Franklin Kopitzsch bezeichnete den aktuell kontrovers diskutierten Umgang der Stadt mit dem geplanten Gedenk- und Lernort Hamburger Stadthaus, in dem sich zwischen 1933 und 1943 das Hauptquartier der Gestapo befand, als "beschämendes Kapitel". Die Verantwortlichen müssten hier gegensteuern, um diesen "zentralen Ort der Verfolgung und vom Widerstand" angemessen zu würdigen. Generell wünschte sich Kopitzsch zur Aufarbeitung des Hamburger NS-Erbes eine intensivierte Zusammenarbeit auf städtischer Ebene. Um das Thema Stadthaus, aber beispielweise auch um eine zu hinterfragende Legendenbildung bei Personen des öffentlichen Interesses drehte sich dann die anschließende offene Diskussion mit den rund 180 Gästen.

Was wollen wir wissen?  Diese Frage, so Kirsten Heinsohn abschließend, müsste sich die Gesellschaft bei der Auseinandersetzung mit dem NS-Erbe immer neu stellen. Gleichwohl gelte: "Wir werden damit nie zufrieden sein, weil wir immer neue Fragen stellen."

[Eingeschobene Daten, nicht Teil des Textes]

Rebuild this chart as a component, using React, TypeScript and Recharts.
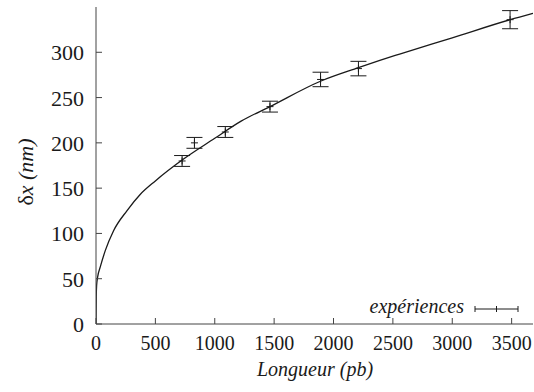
import React from "react";
import {
  ComposedChart,
  Line,
  Scatter,
  ErrorBar,
  XAxis,
  YAxis,
  Customized,
} from "recharts";

// fitted curve (length in bp, dx in nm)
const curveL = [0, 2, 5, 14, 36, 78, 148, 260, 372, 500, 725, 1000, 1222, 1465, 1890, 2210, 2390, 2557, 3000, 3487, 3680];
const curveV = [0, 30, 42, 52, 63, 81, 103, 125, 143, 158, 181, 205, 224, 240, 268, 283, 291, 298, 316, 336, 343];

// experimental points with error bars
const expL = [725, 829, 1089, 1465, 1891, 2210, 3487];
const expV = [180, 200, 212, 240, 270, 282, 336];
const expErr = [6, 6, 6, 6, 8, 8, 10];

const xTicks = [0, 500, 1000, 1500, 2000, 2500, 3000, 3500];
const yTicks = [0, 50, 100, 150, 200, 250, 300];

const curveData = curveL.map((L, i) => ({ L, v: curveV[i] }));
const expData = expL.map((L, i) => ({ L, v: expV[i], err: expErr[i] }));

const FONT = "Liberation Serif";
const AXIS = "#444";
const INK = "#1a1a1a";
const TICK = 6;

function BottomTick({ x, y, payload }: any) {
  return (
    <g>
      <line x1={x} y1={y} x2={x} y2={y - TICK} stroke={AXIS} />
      <text x={x} y={y + 26} textAnchor="middle" fill={INK} style={{ fontFamily: FONT, fontSize: 20 }}>
        {payload.value}
      </text>
    </g>
  );
}

function TopTick({ x, y }: any) {
  return <line x1={x} y1={y} x2={x} y2={y + TICK} stroke={AXIS} />;
}

function LeftTick({ x, y, payload }: any) {
  return (
    <g>
      <line x1={x} y1={y} x2={x + TICK} y2={y} stroke={AXIS} />
      <text x={x - 12} y={y + 8} textAnchor="end" fill={INK} style={{ fontFamily: FONT, fontSize: 22 }}>
        {payload.value}
      </text>
    </g>
  );
}

function RightTick({ x, y }: any) {
  return <line x1={x} y1={y} x2={x - TICK} y2={y} stroke={AXIS} />;
}

function PlusPoint({ cx, cy }: any) {
  if (cx == null || cy == null) return null;
  return (
    <g stroke={INK} strokeWidth={1}>
      <line x1={cx - 3.5} y1={cy} x2={cx + 3.5} y2={cy} />
      <line x1={cx} y1={cy - 3.5} x2={cx} y2={cy + 3.5} />
    </g>
  );
}

function Extras() {
  return (
    <g>
      <text x={33} y={172} transform="rotate(-90, 33, 172)" textAnchor="middle" fill={INK} style={{ fontFamily: FONT, fontSize: 22 }}>
        δ<tspan style={{ fontStyle: "italic" }}>x (nm)</tspan>
      </text>
      <text x={315} y={376} textAnchor="middle" fill={INK} style={{ fontFamily: FONT, fontSize: 20, fontStyle: "italic" }}>
        Longueur (pb)
      </text>
      <text x={464} y={313} textAnchor="end" fill={INK} style={{ fontFamily: FONT, fontSize: 20, fontStyle: "italic" }}>
        expériences
      </text>
      <g stroke={INK} strokeWidth={1}>
        <line x1={475} y1={309} x2={518} y2={309} />
        <line x1={475} y1={306} x2={475} y2={312} />
        <line x1={518} y1={306} x2={518} y2={312} />
        <line x1={496.5} y1={306} x2={496.5} y2={312} />
      </g>
    </g>
  );
}

export default function App() {
  return (
    <div style={{ position: "absolute", left: 0, top: 0, width: 534, height: 392, background: "#fff" }}>
      <ComposedChart width={534} height={392} margin={{ top: 7, right: 1, bottom: 18, left: 0 }}>
        <XAxis
          xAxisId="bottom"
          dataKey="L"
          type="number"
          domain={[0, 3680]}
          ticks={xTicks}
          interval={0}
          height={50}
          tickSize={0}
          tickMargin={0}
          tickLine={false}
          axisLine={{ stroke: AXIS }}
          tick={BottomTick}
          allowDataOverflow
        />
        <XAxis
          xAxisId="top"
          orientation="top"
          dataKey="L"
          type="number"
          domain={[0, 3680]}
          ticks={xTicks}
          interval={0}
          height={0}
          tickSize={0}
          tickMargin={0}
          tickLine={false}
          axisLine={{ stroke: AXIS }}
          tick={TopTick}
          allowDataOverflow
        />
        <YAxis
          yAxisId="left"
          dataKey="v"
          type="number"
          domain={[0, 350]}
          ticks={yTicks}
          interval={0}
          width={96}
          tickSize={0}
          tickMargin={0}
          tickLine={false}
          axisLine={{ stroke: AXIS }}
          tick={LeftTick}
          allowDataOverflow
        />
        <YAxis
          yAxisId="right"
          orientation="right"
          dataKey="v"
          type="number"
          domain={[0, 350]}
          ticks={yTicks}
          interval={0}
          width={0}
          tickSize={0}
          tickMargin={0}
          tickLine={false}
          axisLine={{ stroke: AXIS }}
          tick={RightTick}
          allowDataOverflow
        />
        <Line
          xAxisId="bottom"
          yAxisId="left"
          data={curveData}
          dataKey="v"
          type="monotone"
          stroke={INK}
          strokeWidth={1.3}
          dot={false}
          activeDot={false}
          isAnimationActive={false}
        />
        <Scatter
          xAxisId="top"
          yAxisId="right"
          data={expData}
          dataKey="v"
          shape={PlusPoint}
          isAnimationActive={false}
        >
          <ErrorBar dataKey="err" direction="y" width={8} stroke={INK} strokeWidth={1} />
        </Scatter>
        <Customized component={Extras} />
      </ComposedChart>
    </div>
  );
}
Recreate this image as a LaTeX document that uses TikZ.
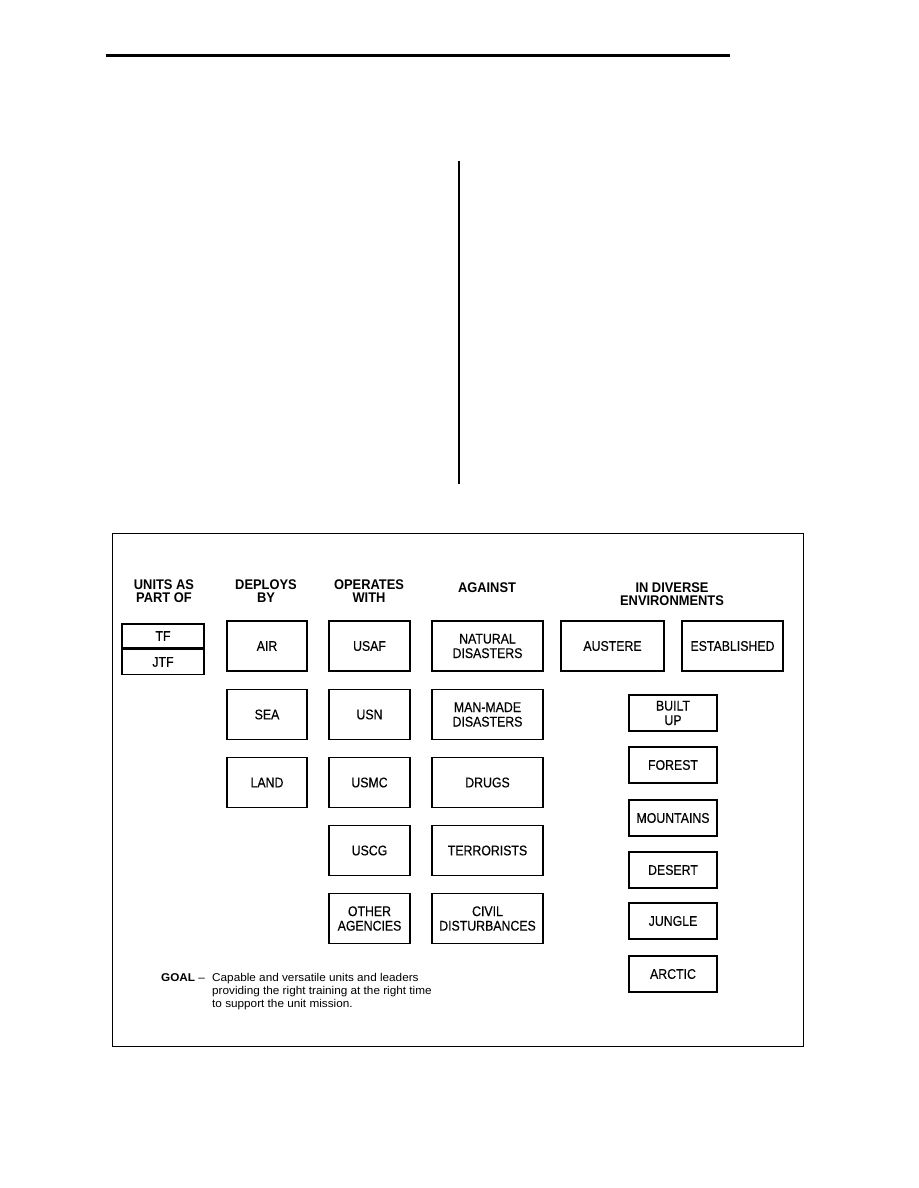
\documentclass[tikz,border=0pt]{standalone}
\usepackage{fontspec}
\setmainfont{Liberation Sans}
\newfontfamily\boxfont[FakeStretch=0.88,FakeBold=0.4]{Liberation Sans}
\newfontfamily\hdrfont[FakeStretch=0.92]{Liberation Sans}
\newfontfamily\goalfont[FakeStretch=1.04]{Liberation Sans}
\begin{document}
\begin{tikzpicture}[x=1pt,y=-1pt,
  box/.style={draw, line width=1.5pt, inner sep=0pt, align=center,
    font=\boxfont\fontsize{14}{14.5}\selectfont},
  hdr/.style={inner sep=0pt, align=center, font=\hdrfont\bfseries\fontsize{14}{13}\selectfont},
  goaltext/.style={inner sep=0pt, anchor=base west, font=\goalfont\fontsize{11.3}{13}\selectfont}]
\useasboundingbox (0,0) rectangle (918,1188);
% top rule and vertical rule
\coordinate (rl) at (106,56); \coordinate (rr) at (730,56);
\draw[line width=3pt] (rl) -- (rr);
\coordinate (vt) at (459,161); \coordinate (vb) at (459,484);
\draw[line width=2pt] (vt) -- (vb);
% frame
\node[draw, line width=1.3pt, minimum width=691pt, minimum height=513pt, inner sep=0pt, anchor=north west] (frame) at (112,533) {};
% headers
\node[hdr] (h1) at (164,591) {UNITS AS\\PART OF};
\node[hdr] (h2) at (266,591) {DEPLOYS\\BY};
\node[hdr] (h3) at (369,591) {OPERATES\\WITH};
\node[hdr] (h4) at (487,588) {AGAINST};
\node[hdr] (h5) at (672,594) {IN DIVERSE\\ENVIRONMENTS};
% units
\node[box, minimum width=82pt, minimum height=24pt] (tf) at (163,636) {TF};
\node[box, minimum width=82pt, minimum height=25pt, anchor=north] (jtf) at (tf.south) {JTF};
% deploys
\node[box, minimum width=80pt, minimum height=50pt] (air) at (267,646) {AIR};
\node[box, minimum width=80pt, minimum height=50pt] (sea) at (267,714.5) {SEA};
\node[box, minimum width=80pt, minimum height=50pt] (land) at (267,782.5) {LAND};
% operates
\node[box, minimum width=81pt, minimum height=50pt] (usaf) at (369.5,646) {USAF};
\node[box, minimum width=81pt, minimum height=50pt] (usn) at (369.5,714.5) {USN};
\node[box, minimum width=81pt, minimum height=50pt] (usmc) at (369.5,782.5) {USMC};
\node[box, minimum width=81pt, minimum height=50pt] (uscg) at (369.5,850.5) {USCG};
\node[box, minimum width=81pt, minimum height=50pt] (other) at (369.5,918.5) {OTHER\\AGENCIES};
% against
\node[box, minimum width=111pt, minimum height=50pt] (nat) at (487.5,646) {NATURAL\\DISASTERS};
\node[box, minimum width=111pt, minimum height=50pt] (man) at (487.5,714.5) {MAN-MADE\\DISASTERS};
\node[box, minimum width=111pt, minimum height=50pt] (drugs) at (487.5,782.5) {DRUGS};
\node[box, minimum width=111pt, minimum height=50pt] (terr) at (487.5,850.5) {TERRORISTS};
\node[box, minimum width=111pt, minimum height=50pt] (civil) at (487.5,918.5) {CIVIL\\DISTURBANCES};
% environments
\node[box, minimum width=103pt, minimum height=50pt] (aus) at (612.5,646) {AUSTERE};
\node[box, minimum width=101pt, minimum height=50pt] (est) at (732.5,646) {ESTABLISHED};
\node[box, minimum width=88pt, minimum height=36pt] (built) at (673,713) {BUILT\\UP};
\node[box, minimum width=88pt, minimum height=36pt] (forest) at (673,765) {FOREST};
\node[box, minimum width=88pt, minimum height=36pt] (mount) at (673,818) {MOUNTAINS};
\node[box, minimum width=88pt, minimum height=36pt] (desert) at (673,870) {DESERT};
\node[box, minimum width=88pt, minimum height=36pt] (jungle) at (673,921) {JUNGLE};
\node[box, minimum width=88pt, minimum height=36pt] (arctic) at (673,974) {ARCTIC};
% goal
\node[goaltext] (goalA) at (161,981) {\textbf{GOAL} –};
\node[goaltext] (goal1) at (212,981) {Capable and versatile units and leaders};
\node[goaltext] (goal2) at (212,994) {providing the right training at the right time};
\node[goaltext] (goal3) at (212,1007) {to support the unit mission.};
\end{tikzpicture}
\end{document}
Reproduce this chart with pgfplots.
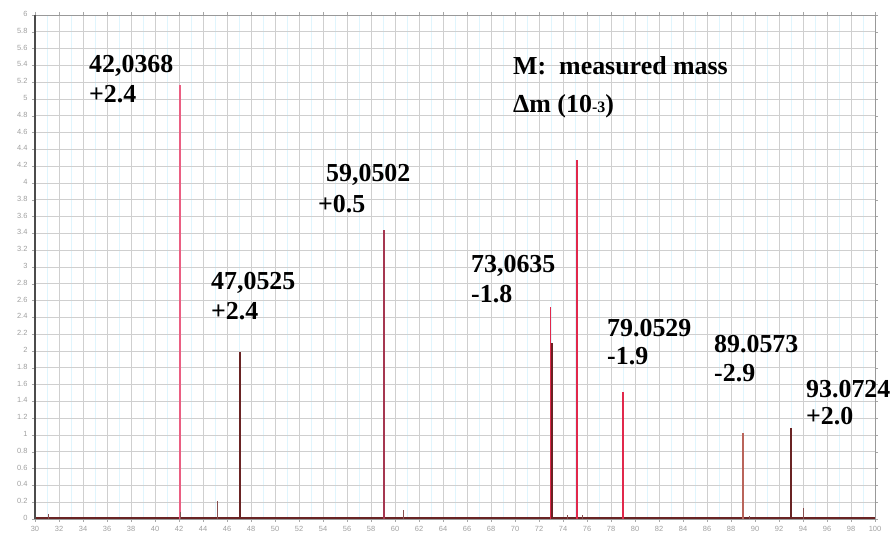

Ausstellung "Eine Stadt und ihr KZ"

 

*Zur Rolle der Hamburger Wirtschaft bei dem Einsatz von KZ-Häftlingen in der Stadt hielt Dr. Marc Buggeln von der Humboldt-Universität Berlin schon am Tag zuvor vor 90 Zuhörerinnen und Zuhörern einen Vortrag in der Handelskammer Hamburg, der auf Grund vieler Quellen deutlich machte, in welchem Ausmaß wirtschaftliche Unternehmen in Hamburg vom Einsatz der KZ-Häftlinge profitiert haben.